§ Given instruction
Give again, exactly as written, the lines of the records below from the line with "Convert this chart" to the line with "const fmt = (v: number)". Both end lines count; pictures do not.

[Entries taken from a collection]
◆ ◆ ◆ ◆

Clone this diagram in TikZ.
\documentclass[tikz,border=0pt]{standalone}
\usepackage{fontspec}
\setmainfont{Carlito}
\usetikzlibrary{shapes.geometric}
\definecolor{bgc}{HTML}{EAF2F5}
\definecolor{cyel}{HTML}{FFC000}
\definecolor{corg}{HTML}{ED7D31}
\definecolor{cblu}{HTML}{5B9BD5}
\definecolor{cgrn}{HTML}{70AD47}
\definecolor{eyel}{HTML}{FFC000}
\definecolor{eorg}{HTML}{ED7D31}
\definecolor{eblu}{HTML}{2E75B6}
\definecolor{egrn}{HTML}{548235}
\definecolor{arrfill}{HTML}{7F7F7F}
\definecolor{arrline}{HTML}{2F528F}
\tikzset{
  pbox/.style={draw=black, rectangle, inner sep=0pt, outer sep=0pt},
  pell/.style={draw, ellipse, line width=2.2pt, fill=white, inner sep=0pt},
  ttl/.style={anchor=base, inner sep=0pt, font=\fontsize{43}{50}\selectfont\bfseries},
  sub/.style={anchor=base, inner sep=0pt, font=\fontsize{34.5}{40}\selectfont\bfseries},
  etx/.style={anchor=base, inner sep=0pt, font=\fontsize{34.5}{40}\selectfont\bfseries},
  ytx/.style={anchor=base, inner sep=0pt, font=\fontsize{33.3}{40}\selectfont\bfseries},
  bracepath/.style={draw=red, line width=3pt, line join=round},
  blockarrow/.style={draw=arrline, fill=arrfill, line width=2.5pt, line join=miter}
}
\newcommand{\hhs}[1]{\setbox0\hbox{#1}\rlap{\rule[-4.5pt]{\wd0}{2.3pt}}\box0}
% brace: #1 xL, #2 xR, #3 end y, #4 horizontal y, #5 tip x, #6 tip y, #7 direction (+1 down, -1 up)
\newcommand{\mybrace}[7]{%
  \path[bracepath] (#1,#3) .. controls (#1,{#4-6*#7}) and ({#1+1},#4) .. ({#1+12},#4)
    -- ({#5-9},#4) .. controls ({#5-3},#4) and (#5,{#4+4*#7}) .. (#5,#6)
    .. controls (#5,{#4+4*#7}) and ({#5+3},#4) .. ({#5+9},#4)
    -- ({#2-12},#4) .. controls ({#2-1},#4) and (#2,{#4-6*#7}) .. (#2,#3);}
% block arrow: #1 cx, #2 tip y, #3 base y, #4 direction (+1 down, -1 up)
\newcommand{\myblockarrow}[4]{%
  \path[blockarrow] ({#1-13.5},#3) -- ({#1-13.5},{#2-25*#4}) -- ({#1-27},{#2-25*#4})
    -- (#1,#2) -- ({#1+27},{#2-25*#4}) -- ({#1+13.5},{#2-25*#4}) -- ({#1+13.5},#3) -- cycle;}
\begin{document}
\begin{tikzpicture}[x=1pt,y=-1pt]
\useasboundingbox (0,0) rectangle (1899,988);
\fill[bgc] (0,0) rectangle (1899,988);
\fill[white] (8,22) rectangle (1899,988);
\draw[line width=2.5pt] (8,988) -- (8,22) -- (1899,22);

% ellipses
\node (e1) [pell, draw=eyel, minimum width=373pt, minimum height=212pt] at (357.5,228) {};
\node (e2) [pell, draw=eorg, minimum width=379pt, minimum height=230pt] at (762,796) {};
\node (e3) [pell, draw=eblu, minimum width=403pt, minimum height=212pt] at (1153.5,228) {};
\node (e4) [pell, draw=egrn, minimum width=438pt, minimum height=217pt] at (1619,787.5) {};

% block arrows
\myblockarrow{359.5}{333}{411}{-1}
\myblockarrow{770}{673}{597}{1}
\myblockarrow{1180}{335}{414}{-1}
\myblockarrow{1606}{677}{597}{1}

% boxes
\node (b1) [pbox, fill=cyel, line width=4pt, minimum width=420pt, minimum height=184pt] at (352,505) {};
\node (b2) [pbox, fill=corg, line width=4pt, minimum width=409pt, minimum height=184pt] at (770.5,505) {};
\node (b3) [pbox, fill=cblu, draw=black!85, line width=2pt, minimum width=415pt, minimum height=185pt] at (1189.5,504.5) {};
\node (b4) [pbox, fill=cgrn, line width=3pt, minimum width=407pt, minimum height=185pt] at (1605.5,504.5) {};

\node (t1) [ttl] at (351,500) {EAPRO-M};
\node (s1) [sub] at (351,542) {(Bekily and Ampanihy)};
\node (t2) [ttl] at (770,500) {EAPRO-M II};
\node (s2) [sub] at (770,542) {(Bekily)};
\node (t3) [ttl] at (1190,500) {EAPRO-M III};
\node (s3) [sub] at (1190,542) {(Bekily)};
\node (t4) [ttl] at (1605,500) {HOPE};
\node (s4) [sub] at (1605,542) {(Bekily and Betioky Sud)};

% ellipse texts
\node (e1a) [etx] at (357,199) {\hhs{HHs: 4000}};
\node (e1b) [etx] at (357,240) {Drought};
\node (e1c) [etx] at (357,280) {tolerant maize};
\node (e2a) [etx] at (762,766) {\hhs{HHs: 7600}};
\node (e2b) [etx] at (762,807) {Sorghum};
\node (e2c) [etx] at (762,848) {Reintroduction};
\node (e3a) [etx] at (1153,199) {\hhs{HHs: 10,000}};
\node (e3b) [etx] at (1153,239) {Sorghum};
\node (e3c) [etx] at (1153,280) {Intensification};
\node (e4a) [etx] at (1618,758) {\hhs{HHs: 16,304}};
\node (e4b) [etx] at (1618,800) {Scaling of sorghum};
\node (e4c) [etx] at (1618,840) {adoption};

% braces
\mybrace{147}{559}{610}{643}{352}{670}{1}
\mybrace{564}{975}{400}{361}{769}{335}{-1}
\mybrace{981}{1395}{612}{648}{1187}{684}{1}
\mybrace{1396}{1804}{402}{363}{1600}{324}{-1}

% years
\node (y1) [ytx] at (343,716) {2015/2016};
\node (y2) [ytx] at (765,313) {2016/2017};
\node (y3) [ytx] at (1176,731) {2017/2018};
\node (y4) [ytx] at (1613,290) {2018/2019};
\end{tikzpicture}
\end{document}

◆ ◆ ◆ ◆

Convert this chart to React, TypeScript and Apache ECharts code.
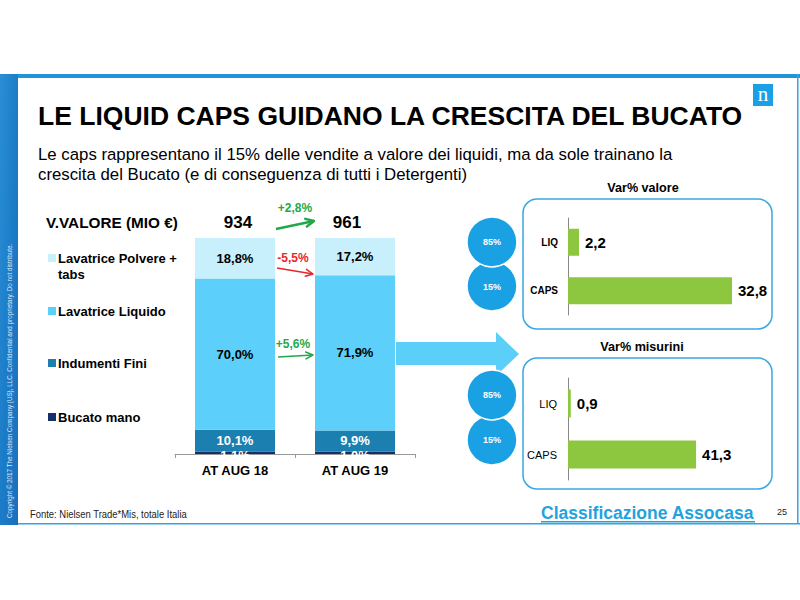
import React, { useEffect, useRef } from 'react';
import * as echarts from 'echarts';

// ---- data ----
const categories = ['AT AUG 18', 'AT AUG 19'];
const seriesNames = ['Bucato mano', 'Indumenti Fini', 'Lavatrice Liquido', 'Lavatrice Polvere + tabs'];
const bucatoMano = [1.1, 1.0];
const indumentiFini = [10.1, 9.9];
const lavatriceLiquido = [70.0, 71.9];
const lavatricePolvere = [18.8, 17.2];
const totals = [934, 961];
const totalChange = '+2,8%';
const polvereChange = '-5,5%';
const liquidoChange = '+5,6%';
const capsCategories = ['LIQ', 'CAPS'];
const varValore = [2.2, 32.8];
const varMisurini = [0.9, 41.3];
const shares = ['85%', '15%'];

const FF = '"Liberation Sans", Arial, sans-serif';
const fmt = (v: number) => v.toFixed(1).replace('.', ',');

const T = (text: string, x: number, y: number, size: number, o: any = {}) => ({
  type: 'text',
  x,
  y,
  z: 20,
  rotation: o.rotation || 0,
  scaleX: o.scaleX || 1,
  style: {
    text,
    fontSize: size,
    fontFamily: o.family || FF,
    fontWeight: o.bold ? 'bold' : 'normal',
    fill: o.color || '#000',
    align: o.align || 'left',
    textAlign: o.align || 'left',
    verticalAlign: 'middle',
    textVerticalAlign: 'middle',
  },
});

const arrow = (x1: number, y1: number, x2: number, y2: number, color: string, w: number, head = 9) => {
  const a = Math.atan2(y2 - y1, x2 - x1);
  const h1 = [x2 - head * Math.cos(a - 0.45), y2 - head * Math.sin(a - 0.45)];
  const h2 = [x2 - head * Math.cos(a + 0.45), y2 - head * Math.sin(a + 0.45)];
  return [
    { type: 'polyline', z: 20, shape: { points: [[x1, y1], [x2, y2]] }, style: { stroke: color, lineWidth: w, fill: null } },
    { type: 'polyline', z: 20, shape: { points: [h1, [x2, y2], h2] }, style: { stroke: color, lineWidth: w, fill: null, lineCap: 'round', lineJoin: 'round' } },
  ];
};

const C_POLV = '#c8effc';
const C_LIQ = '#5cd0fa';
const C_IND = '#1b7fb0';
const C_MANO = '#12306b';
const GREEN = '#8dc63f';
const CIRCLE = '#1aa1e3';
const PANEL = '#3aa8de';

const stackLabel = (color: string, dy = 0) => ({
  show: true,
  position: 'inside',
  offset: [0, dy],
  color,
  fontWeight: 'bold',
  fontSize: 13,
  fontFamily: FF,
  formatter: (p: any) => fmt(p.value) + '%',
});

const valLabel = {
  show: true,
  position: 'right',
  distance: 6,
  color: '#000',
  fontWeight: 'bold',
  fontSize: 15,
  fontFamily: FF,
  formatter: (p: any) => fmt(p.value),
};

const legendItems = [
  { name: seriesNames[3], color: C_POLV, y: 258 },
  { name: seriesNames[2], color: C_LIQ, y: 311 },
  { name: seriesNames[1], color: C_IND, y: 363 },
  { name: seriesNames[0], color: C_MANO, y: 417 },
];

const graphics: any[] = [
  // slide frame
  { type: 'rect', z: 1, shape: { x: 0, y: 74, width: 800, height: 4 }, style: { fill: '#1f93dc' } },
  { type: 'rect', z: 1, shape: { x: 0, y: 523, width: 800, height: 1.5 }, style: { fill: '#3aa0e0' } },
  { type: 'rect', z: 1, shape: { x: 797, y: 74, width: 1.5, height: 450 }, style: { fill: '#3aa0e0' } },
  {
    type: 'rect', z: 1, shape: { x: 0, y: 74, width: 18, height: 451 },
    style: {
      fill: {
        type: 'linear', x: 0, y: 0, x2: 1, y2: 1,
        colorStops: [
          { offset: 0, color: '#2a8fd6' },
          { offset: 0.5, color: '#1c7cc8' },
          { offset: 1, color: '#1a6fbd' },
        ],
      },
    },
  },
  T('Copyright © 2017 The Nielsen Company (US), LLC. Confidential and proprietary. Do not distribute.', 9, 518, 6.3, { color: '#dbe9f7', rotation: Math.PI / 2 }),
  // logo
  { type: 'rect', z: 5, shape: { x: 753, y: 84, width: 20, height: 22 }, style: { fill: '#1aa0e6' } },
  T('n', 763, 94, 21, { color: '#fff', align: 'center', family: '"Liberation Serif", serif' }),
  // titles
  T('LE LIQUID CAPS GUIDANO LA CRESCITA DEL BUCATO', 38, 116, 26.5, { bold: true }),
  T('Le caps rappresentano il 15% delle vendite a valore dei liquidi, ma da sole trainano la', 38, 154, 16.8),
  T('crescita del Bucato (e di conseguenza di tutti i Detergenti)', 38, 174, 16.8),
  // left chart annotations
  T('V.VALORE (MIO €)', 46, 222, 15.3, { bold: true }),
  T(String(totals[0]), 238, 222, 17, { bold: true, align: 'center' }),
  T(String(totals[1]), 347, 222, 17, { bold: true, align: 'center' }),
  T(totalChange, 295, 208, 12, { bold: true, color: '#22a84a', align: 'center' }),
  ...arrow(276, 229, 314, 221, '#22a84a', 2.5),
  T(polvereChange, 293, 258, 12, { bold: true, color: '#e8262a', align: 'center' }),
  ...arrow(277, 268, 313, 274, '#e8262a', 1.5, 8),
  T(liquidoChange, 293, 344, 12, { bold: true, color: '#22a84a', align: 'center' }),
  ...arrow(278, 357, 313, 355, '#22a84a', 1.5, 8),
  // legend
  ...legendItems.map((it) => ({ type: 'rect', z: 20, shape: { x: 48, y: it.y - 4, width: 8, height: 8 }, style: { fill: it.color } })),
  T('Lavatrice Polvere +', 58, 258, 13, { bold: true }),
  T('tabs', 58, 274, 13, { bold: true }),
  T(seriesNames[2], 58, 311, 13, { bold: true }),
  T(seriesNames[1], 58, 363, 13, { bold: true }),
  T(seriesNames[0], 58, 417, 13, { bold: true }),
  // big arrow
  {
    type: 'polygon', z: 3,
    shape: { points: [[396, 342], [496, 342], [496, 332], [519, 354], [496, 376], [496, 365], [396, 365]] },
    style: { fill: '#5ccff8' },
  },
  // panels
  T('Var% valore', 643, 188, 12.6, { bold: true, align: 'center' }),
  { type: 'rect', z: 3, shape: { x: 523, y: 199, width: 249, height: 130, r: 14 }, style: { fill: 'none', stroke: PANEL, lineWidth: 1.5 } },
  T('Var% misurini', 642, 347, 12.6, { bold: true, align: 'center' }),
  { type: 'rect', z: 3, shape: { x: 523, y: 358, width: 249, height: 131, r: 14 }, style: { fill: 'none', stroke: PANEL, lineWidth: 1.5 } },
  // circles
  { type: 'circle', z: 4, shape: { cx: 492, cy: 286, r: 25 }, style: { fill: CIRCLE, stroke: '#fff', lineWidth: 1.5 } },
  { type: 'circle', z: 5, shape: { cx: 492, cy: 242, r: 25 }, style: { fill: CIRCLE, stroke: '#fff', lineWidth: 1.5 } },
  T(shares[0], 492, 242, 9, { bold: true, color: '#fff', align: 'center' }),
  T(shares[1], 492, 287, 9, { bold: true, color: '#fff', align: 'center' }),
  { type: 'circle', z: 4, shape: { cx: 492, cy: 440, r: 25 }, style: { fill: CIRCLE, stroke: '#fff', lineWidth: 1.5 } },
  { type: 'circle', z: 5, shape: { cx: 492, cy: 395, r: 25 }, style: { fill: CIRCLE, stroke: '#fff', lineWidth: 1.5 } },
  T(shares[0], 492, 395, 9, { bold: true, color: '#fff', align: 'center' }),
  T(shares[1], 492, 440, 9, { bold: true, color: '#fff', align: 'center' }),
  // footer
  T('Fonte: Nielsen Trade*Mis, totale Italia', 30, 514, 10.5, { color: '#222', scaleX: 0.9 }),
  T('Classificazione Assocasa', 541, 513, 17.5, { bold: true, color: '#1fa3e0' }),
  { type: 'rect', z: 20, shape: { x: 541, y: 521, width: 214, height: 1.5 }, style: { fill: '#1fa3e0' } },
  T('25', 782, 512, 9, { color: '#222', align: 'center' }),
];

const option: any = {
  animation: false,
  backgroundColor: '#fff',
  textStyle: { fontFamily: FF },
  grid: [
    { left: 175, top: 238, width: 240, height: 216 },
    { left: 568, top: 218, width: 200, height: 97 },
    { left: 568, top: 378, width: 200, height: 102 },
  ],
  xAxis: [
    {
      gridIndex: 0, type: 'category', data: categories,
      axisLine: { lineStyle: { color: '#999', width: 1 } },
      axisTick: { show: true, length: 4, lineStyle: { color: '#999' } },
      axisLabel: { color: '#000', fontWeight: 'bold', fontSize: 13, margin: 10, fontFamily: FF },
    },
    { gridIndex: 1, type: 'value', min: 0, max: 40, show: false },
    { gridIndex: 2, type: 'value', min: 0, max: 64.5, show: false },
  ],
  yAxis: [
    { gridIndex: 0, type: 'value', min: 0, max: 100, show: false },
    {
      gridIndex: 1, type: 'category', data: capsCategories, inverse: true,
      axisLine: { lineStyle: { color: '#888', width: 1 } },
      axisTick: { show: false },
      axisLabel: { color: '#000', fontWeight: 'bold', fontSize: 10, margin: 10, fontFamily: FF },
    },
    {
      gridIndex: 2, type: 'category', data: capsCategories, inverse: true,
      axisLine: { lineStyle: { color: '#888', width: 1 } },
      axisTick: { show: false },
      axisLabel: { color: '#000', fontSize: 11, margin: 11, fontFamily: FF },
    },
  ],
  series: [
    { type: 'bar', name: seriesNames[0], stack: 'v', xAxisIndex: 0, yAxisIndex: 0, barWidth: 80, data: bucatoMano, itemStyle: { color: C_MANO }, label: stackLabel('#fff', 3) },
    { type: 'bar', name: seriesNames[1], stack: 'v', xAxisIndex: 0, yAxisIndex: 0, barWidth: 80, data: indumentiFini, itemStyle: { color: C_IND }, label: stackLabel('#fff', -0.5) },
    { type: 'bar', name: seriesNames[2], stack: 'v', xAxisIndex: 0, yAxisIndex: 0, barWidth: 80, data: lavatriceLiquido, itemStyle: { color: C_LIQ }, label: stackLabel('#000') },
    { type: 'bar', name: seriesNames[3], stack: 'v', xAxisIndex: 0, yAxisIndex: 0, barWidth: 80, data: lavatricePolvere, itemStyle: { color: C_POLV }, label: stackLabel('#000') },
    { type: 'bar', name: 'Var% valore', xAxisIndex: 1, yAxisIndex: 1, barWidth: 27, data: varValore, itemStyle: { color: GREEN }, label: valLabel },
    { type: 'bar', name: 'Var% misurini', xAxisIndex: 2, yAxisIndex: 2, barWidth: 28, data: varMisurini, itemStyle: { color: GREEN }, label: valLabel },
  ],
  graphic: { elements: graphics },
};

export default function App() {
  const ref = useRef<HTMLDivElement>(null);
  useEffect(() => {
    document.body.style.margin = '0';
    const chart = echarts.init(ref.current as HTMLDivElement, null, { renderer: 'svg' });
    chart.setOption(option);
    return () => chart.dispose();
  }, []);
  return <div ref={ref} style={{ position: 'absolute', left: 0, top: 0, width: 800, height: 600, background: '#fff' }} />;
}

◆ ◆ ◆ ◆

§ Final answer
Convert this chart to React, TypeScript and Apache ECharts code.
import React, { useEffect, useRef } from 'react';
import * as echarts from 'echarts';

// ---- data ----
const categories = ['AT AUG 18', 'AT AUG 19'];
const seriesNames = ['Bucato mano', 'Indumenti Fini', 'Lavatrice Liquido', 'Lavatrice Polvere + tabs'];
const bucatoMano = [1.1, 1.0];
const indumentiFini = [10.1, 9.9];
const lavatriceLiquido = [70.0, 71.9];
const lavatricePolvere = [18.8, 17.2];
const totals = [934, 961];
const totalChange = '+2,8%';
const polvereChange = '-5,5%';
const liquidoChange = '+5,6%';
const capsCategories = ['LIQ', 'CAPS'];
const varValore = [2.2, 32.8];
const varMisurini = [0.9, 41.3];
const shares = ['85%', '15%'];

const FF = '"Liberation Sans", Arial, sans-serif';
const fmt = (v: number) => v.toFixed(1).replace('.', ',');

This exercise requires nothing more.